Rodrigo Duterte a finalement accepté de reconnaître l'intérêt d'un accord militaire avec les Etats-Unis, reculant encore après sa déclaration où il affirmait se "séparer" de Washington. Copie d'écran du Philippine Star, le 27 octobre 2016.
Rodrigo Duterte a finalement accepté de reconnaître l'intérêt d'un accord militaire avec les Etats-Unis, reculant encore après sa déclaration où il affirmait se "séparer" de Washington. Copie d'écran du Philippine Star, le 27 octobre 2016.

Asie du Nord-Est

South China Morning Post – Un mois. C’est le temps qu’il faudra au Conseil législatif hongkongais (Legco) pour retrouver un fonctionnement normal, d’après des députés de « l’ensemble du spectre politique » interviewés par le South China Morning Post. Car en suspendant chacune des séances du parlement nouvellement élu, le président de la chambre, Andrew Leung Kwan-yuen, « plie sous la pression » imposée par les législateurs pro-Pékin. En cause : la possibilité ou non pour deux localistes, Baggio Leung et Yau Wai-ching, de prêter à nouveau serment après que leur premier a été annulé – ayant refusé de prêter allégeance aux autorités communistes. Bien que leur cas doive être étudié par la justice, le gouvernement local ayant saisi le Tribunal de Première Instance, les deux députés comptent bien continuer de siéger au Legco par tous les moyens, notamment en « entrant dissimulés parmi les députés du camp démocrate ». Ce qui promet une « répétition des scènes de chaos » qui durent depuis déjà plusieurs jours, craint le South China Morning Post.

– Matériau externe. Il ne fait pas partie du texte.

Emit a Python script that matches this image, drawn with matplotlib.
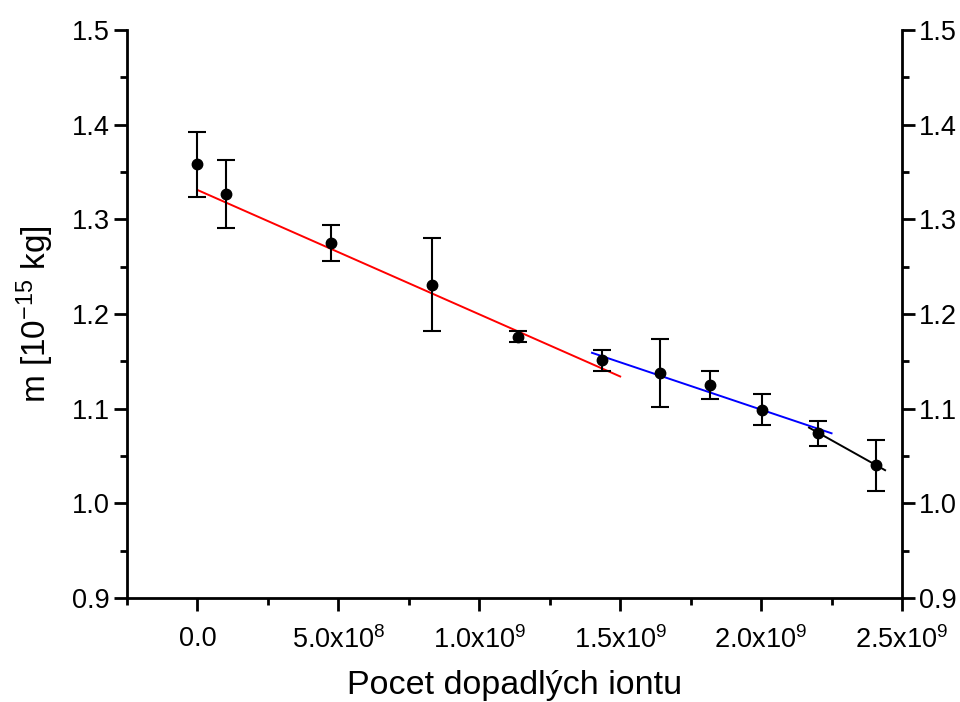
import matplotlib
matplotlib.use("Agg")
import matplotlib.pyplot as plt
from matplotlib.ticker import MultipleLocator, FixedLocator

plt.rcParams['font.family'] = ['Liberation Sans', 'DejaVu Sans']
plt.rcParams['mathtext.fontset'] = 'custom'
plt.rcParams['mathtext.rm'] = 'Liberation Sans'
plt.rcParams['mathtext.it'] = 'Liberation Sans'

# Data
ions = [0.0, 0.10e9, 0.475e9, 0.833e9, 1.138e9, 1.436e9, 1.642e9, 1.819e9, 2.004e9, 2.202e9, 2.408e9]
mass = [1.358, 1.327, 1.275, 1.231, 1.176, 1.151, 1.138, 1.125, 1.099, 1.074, 1.040]
mass_err = [0.034, 0.036, 0.019, 0.049, 0.006, 0.011, 0.036, 0.015, 0.016, 0.013, 0.027]

fit_red_x = [0.0, 1.5e9]
fit_red_y = [1.331, 1.134]
fit_blue_x = [1.40e9, 2.25e9]
fit_blue_y = [1.159, 1.074]
fit_black_x = [2.17e9, 2.44e9]
fit_black_y = [1.080, 1.035]

xtick_vals = [0.0, 0.5e9, 1.0e9, 1.5e9, 2.0e9, 2.5e9]
xtick_labels = ['0.0', r'5.0x10$^{8}$', r'1.0x10$^{9}$', r'1.5x10$^{9}$', r'2.0x10$^{9}$', r'2.5x10$^{9}$']
ytick_vals = [0.9, 1.0, 1.1, 1.2, 1.3, 1.4, 1.5]
ytick_labels = ['0.9', '1.0', '1.1', '1.2', '1.3', '1.4', '1.5']

fig = plt.figure(figsize=(9.6, 7.02), dpi=100)
ax = fig.add_axes([127/960, 104/702, 775/960, 568/702])

ax.plot(fit_red_x, fit_red_y, color='red', lw=1.4, zorder=2)
ax.plot(fit_blue_x, fit_blue_y, color='blue', lw=1.4, zorder=2)
ax.plot(fit_black_x, fit_black_y, color='black', lw=1.4, zorder=2)
ax.errorbar(ions, mass, yerr=mass_err, fmt='o', color='black', ms=7.5,
            capsize=6.5, capthick=1.5, elinewidth=1.5, zorder=3)

ax.set_xlim(-0.25e9, 2.5e9)
ax.set_ylim(0.9, 1.5)
ax.xaxis.set_major_locator(FixedLocator(xtick_vals))
ax.set_xticklabels(xtick_labels, fontsize=19.5)
ax.xaxis.set_minor_locator(MultipleLocator(0.25e9))
ax.set_yticks(ytick_vals)
ax.set_yticklabels(ytick_labels, fontsize=19.5)
ax.yaxis.set_minor_locator(MultipleLocator(0.05))

ax.spines['top'].set_visible(False)
for s in ['left', 'right', 'bottom']:
    ax.spines[s].set_linewidth(2.0)

ax.tick_params(which='both', direction='out', width=2.0, labelsize=19.5)
ax.tick_params(which='major', length=9.5, pad=3)
ax.tick_params(which='minor', length=5)
ax.tick_params(axis='y', which='both', left=True, right=True, labelleft=True, labelright=True)
ax.tick_params(axis='x', which='major', pad=11)

ax.set_xlabel('Pocet dopadlých iontu', fontsize=24.5, labelpad=11)
ax.set_ylabel(r'm [10$^{-15}$ kg]', fontsize=24, labelpad=11)

fig.savefig('out.png', dpi=100)
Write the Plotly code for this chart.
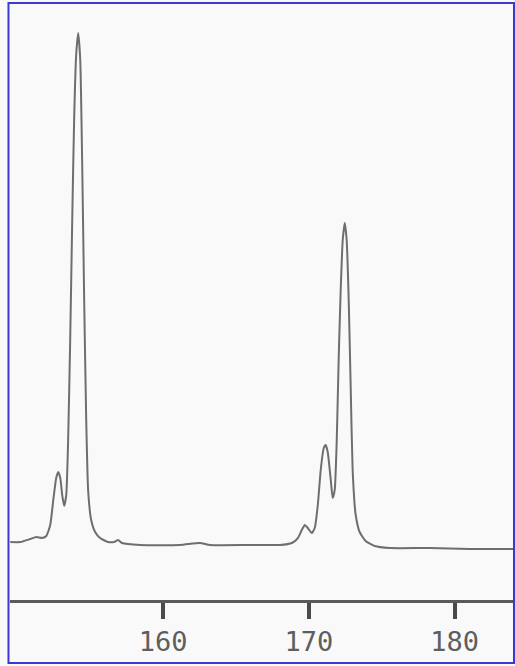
import plotly.graph_objects as go

# Spectrum trace (x = position, y = intensity, arbitrary units)
x_vals = [149.52, 150.21, 150.89, 151.30, 151.71, 151.99, 152.26, 152.47, 152.67, 152.81,
          152.95, 153.08, 153.22, 153.36, 153.49, 153.63, 153.77, 153.90, 154.04, 154.18,
          154.32, 154.45, 154.59, 154.73, 154.86, 155.07, 155.34, 155.68, 156.23, 156.64,
          156.92, 157.19, 158.42, 161.16, 162.53, 163.22, 165.96, 168.01, 168.84, 169.25,
          169.52, 169.73, 169.93, 170.21, 170.41, 170.62, 170.82, 171.03, 171.16, 171.30,
          171.51, 171.64, 171.78, 171.92, 172.05, 172.19, 172.33, 172.47, 172.60, 172.74,
          172.88, 173.01, 173.22, 173.49, 173.90, 174.52, 175.55, 178.29, 181.03, 184.11]
y_vals = [9.73, 9.73, 10.23, 10.57, 10.40, 10.74, 12.58, 16.78, 20.47, 21.48,
          20.47, 17.62, 15.77, 17.62, 26.85, 43.62, 63.76, 80.54, 91.44, 95.13,
          90.60, 73.83, 50.34, 30.20, 18.46, 13.42, 11.41, 10.40, 9.73, 9.73,
          10.07, 9.56, 9.23, 9.23, 9.56, 9.23, 9.23, 9.23, 9.56, 10.40,
          11.74, 12.58, 12.08, 11.24, 12.08, 15.94, 21.81, 25.50, 26.01, 24.83,
          20.13, 17.11, 18.46, 26.85, 40.27, 52.01, 60.40, 63.26, 60.40, 50.34,
          35.23, 21.81, 14.26, 11.41, 9.90, 9.06, 8.72, 8.72, 8.56, 8.56]

tick_vals = [160, 170, 180]
tick_text = ["160", "170", "180"]

fig = go.Figure()
fig.add_trace(go.Scatter(
    x=x_vals, y=y_vals, mode="lines",
    line=dict(color="#6e6e6e", width=2, shape="spline", smoothing=0.5),
    hoverinfo="skip", showlegend=False,
))

fig.update_layout(
    width=515, height=666,
    margin=dict(l=10, r=0, t=4, b=66),
    paper_bgcolor="#f9f9f9",
    plot_bgcolor="#f9f9f9",
    showlegend=False,
    xaxis=dict(
        range=[149.5, 184.15],
        tickvals=tick_vals, ticktext=tick_text,
        ticks="outside", ticklen=16, tickwidth=4, tickcolor="#4a4a4a",
        showline=True, linecolor="#5a5a5a", linewidth=3,
        showgrid=False, zeroline=False,
        tickfont=dict(family="DejaVu Sans Mono", size=27, color="#5e5e5e"),
        fixedrange=True,
    ),
    yaxis=dict(
        range=[0, 100], visible=False, showgrid=False, zeroline=False, fixedrange=True,
    ),
    shapes=[dict(
        type="rect", xref="paper", yref="paper",
        x0=-0.003, x1=0.998, y0=-0.1057, y1=1.0017,
        line=dict(color="#3a3ad0", width=2), fillcolor="rgba(0,0,0,0)",
        layer="above",
    )],
)

fig.write_html(
    "out.html",
    config={"displayModeBar": False, "staticPlot": True},
    post_script="document.body.style.margin='0';document.body.style.padding='0';",
)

En réalité, il n’est même pas certain que le Legco retrouve son calme d’ici un mois, explique le quotidien hongkongais. Si l’examen judiciaire doit bien se tenir le 3 novembre, personne ne sait quand le tribunal émettra un arrêt. De plus, si jamais la cour tranchait en faveur des deux localistes, Pékin pourrait « franchir le cap controversé » d’une réinterprétation de la Loi fondamentale hongkongaise avant que l’affaire ne soit présentée devant la Cour suprême de l’ex-colonie britannique. La presse communiste n’est d’ailleurs pas tendre vis-à-vis des députés, révèle toujours le South China Morning Post dans un autre article. A la suite de leur intervention à Taipei dans un séminaire sur le mouvement localiste hongkongais, au cours duquel ils ont appelé Taïwan à « s’insulariser » vis-à-vis du continent, Baggio Leung et Yau Wai-ching ont été qualifiés par le Quotidien du Peuple de « tumeurs malignes », de connivence avec les indépendantistes taïwanais.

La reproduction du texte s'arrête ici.